Miscarriage: will it happen again?
Suffering a miscarriage is never easy to get over and can leave couples afraid of trying again because they fear a further tragedy. But what is the chance of suffering a second miscarriage?
What are the chances of miscarriage?
Generally, the chances of miscarriage across all women – including first-time pregnancies – is that one in six new pregnancies will end in miscarriage within the first six weeks, with the chances dropping off slightly up to 12 weeks, and dropping off dramatically beyond 12 weeks, to just one in every 100 pregnancies ending in late miscarriage.
Am I more likely to have another miscarriage if I have suffered one already?
If you have suffered a miscarriage before, there is an 80 per cent chance that your next pregnancy will be successful, so that is a one in five chance that you will suffer another miscarriage.
If you have suffered two miscarriages previously, you will have around 72 per cent chance of enjoying a successful pregnancy, but if you have had three or more miscarriages, the chances of having a successful pregnancy do drop to around 50 per cent or less.
Should we try again?
Couples react in different ways after losing a baby in pregnancy. Sometimes one partner may feel ready to try again and the other will be reluctant. Understandably, it’s important to talk to each other about how you feel, your fears and your hopes. Sometimes it’s easy to have this conversation quite soon after your miscarriage, but if it doesn’t feel right, be patient with each other.

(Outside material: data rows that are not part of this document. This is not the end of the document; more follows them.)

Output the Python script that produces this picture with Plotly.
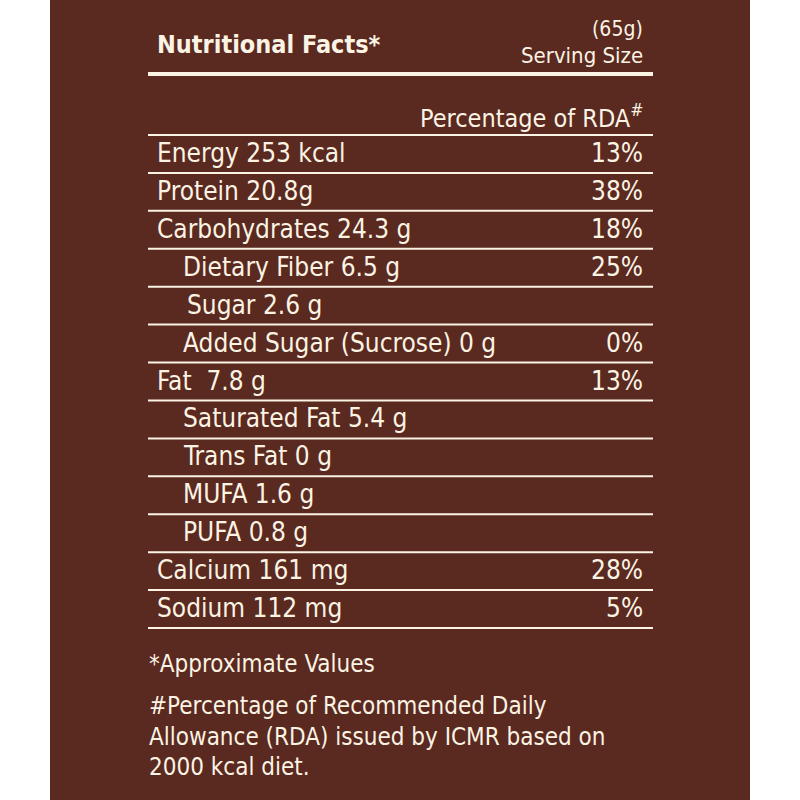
import plotly.graph_objects as go

#Label Data
row_labels = ["Energy 253 kcal", "Protein 20.8g", "Carbohydrates 24.3 g",
	"Dietary Fiber 6.5 g", "Sugar 2.6 g", "Added Sugar (Sucrose) 0 g",
	"Fat  7.8 g", "Saturated Fat 5.4 g", "Trans Fat 0 g", "MUFA 1.6 g",
	"PUFA 0.8 g", "Calcium 161 mg", "Sodium 112 mg"]
row_rda = ["13%", "38%", "18%", "25%", "", "0%", "13%", "", "", "", "", "28%", "5%"]
row_indent = [0, 0, 0, 1, 1, 1, 0, 1, 1, 1, 1, 0, 0]

footnotes = ["*Approximate Values", "#Percentage of Recommended Daily",
	"Allowance (RDA) issued by ICMR based on", "2000 kcal diet."]

BROWN = "#5a2920"
CREAM = "#fbf3e3"
FONT = "DejaVu Sans Condensed"

#Table Geometry (pixel space)
left, right = 148, 653
text_left, text_indent, text_right = 155, 181, 645
first_line, last_line = 135, 628
step = (last_line - first_line) / len(row_labels)

fig = go.Figure()

#Brown Panel
fig.add_shape(type="rect", x0=50, x1=750, y0=0, y1=800,
	fillcolor=BROWN, line_width=0, layer="below")

#Thick Rule Under Title
fig.add_trace(go.Scatter(x=[left, right], y=[74, 74], mode="lines",
	line=dict(color=CREAM, width=4), hoverinfo="skip"))

#Thin Row Rules
xs, ys = [], []
for i in range(len(row_labels) + 1):
	y = first_line + i * step
	xs += [left, right, None]
	ys += [y, y, None]
fig.add_trace(go.Scatter(x=xs, y=ys, mode="lines",
	line=dict(color=CREAM, width=2), hoverinfo="skip"))

def note(text, x, y, size, anchor="left", bold=False):
	fig.add_annotation(x=x, y=y, text="<b>%s</b>" % text if bold else text,
		xref="x", yref="y", showarrow=False, xanchor=anchor, yanchor="middle",
		font=dict(family=FONT, size=size, color=CREAM))

#Header
note("Nutritional Facts*", text_left, 44, 25, bold=True)
note("(65g)", text_right, 29, 21, anchor="right")
note("Serving Size", text_right, 55, 22, anchor="right")
note("Percentage of RDA<sup>#</sup>", text_right, 116, 25, anchor="right")

#Rows
for i, label in enumerate(row_labels):
	y = first_line + (i + 0.5) * step
	x = text_indent if row_indent[i] else text_left
	if label.startswith("Sugar"):
		x += 4
	note(label, x, y - 1, 26)
	if row_rda[i]:
		note(row_rda[i], text_right, y - 1, 26, anchor="right")

#Footnotes
note(footnotes[0], 147, 664, 24)
for j, line in enumerate(footnotes[1:]):
	note(line, 147, 706 + j * 30.5, 24)

fig.update_xaxes(range=[0, 800], visible=False, fixedrange=True)
fig.update_yaxes(range=[800, 0], visible=False, fixedrange=True)
fig.update_layout(width=800, height=800, margin=dict(l=0, r=0, t=0, b=0),
	paper_bgcolor="white", plot_bgcolor="white", showlegend=False)

#Drop The Page Margin So The Figure Sits At The Corner
fig.write_html("out.html", config={"displayModeBar": False},
	post_script="document.body.style.margin='0';")
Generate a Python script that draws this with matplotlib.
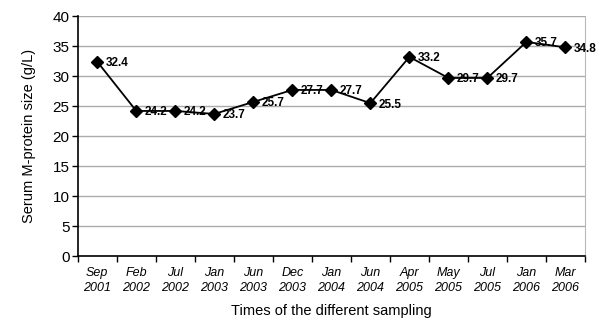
import matplotlib
matplotlib.use("Agg")
import matplotlib.pyplot as plt
import numpy as np

plt.rcParams['font.family'] = ['Liberation Sans', 'DejaVu Sans']

dates = ["Sep\n2001", "Feb\n2002", "Jul\n2002", "Jan\n2003", "Jun\n2003", "Dec\n2003",
         "Jan\n2004", "Jun\n2004", "Apr\n2005", "May\n2005", "Jul\n2005", "Jan\n2006", "Mar\n2006"]
mprotein = [32.4, 24.2, 24.2, 23.7, 25.7, 27.7, 27.7, 25.5, 33.2, 29.7, 29.7, 35.7, 34.8]
yticks = [0, 5, 10, 15, 20, 25, 30, 35, 40]

fig = plt.figure(figsize=(6.03, 3.23), dpi=100)
ax = fig.add_axes([0.129, 0.207, 0.841, 0.743])

x = np.arange(len(mprotein))
ax.plot(x, mprotein, color='black', lw=1.3, marker='D', ms=6, zorder=3)
for xi, v in zip(x, mprotein):
    ax.annotate(f"{v}", (xi, v), xytext=(6, -1), textcoords='offset points',
                ha='left', va='center', fontsize=8.5, fontweight='bold', zorder=4)

ax.set_xlim(-0.5, len(mprotein) - 0.5)
ax.set_ylim(0, 40)
ax.set_yticks(yticks)
ax.tick_params(axis='y', labelsize=11, length=4, width=1, pad=2)
ax.set_xticks(x)
ax.set_xticklabels(dates, fontstyle='italic', fontsize=9, linespacing=1.35)
ax.tick_params(axis='x', which='major', length=0, pad=8)
ax.set_xticks(np.arange(-0.5, len(mprotein)), minor=True)
ax.tick_params(axis='x', which='minor', length=4, width=1, direction='out')

ax.grid(axis='y', color='#ababab', lw=1)
ax.set_axisbelow(True)
ax.spines['top'].set_visible(False)
ax.spines['right'].set_color('#b8b8b8')
ax.spines['left'].set_linewidth(1.2)
ax.spines['bottom'].set_linewidth(1.2)

ax.set_ylabel("Serum M-protein size (g/L)", fontsize=10.5, labelpad=12)
ax.set_xlabel("Times of the different sampling", fontsize=10.5, labelpad=7)

fig.savefig("out.png", dpi=100)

It may help you to follow these six steps to coping with miscarriage.
When you do feel ready, find out more about trying again and pregnancy after a miscarriage.
What if there is a physical reason for our miscarriages?
There are some medical conditions which couples are not aware they have, which could cause repeat miscarriage. Some of these can be addressed, but other factors such as your age may also play a part in the increased risk of repeat miscarriage.
Until you have suffered three miscarriages, a doctor is unlikely to investigate any medical reasons for why you are not carrying a baby to full-term. However, it is important to note that only one percent of all couples are at risk of suffering recurrent miscarriages (that is: at least three consecutive miscarriages).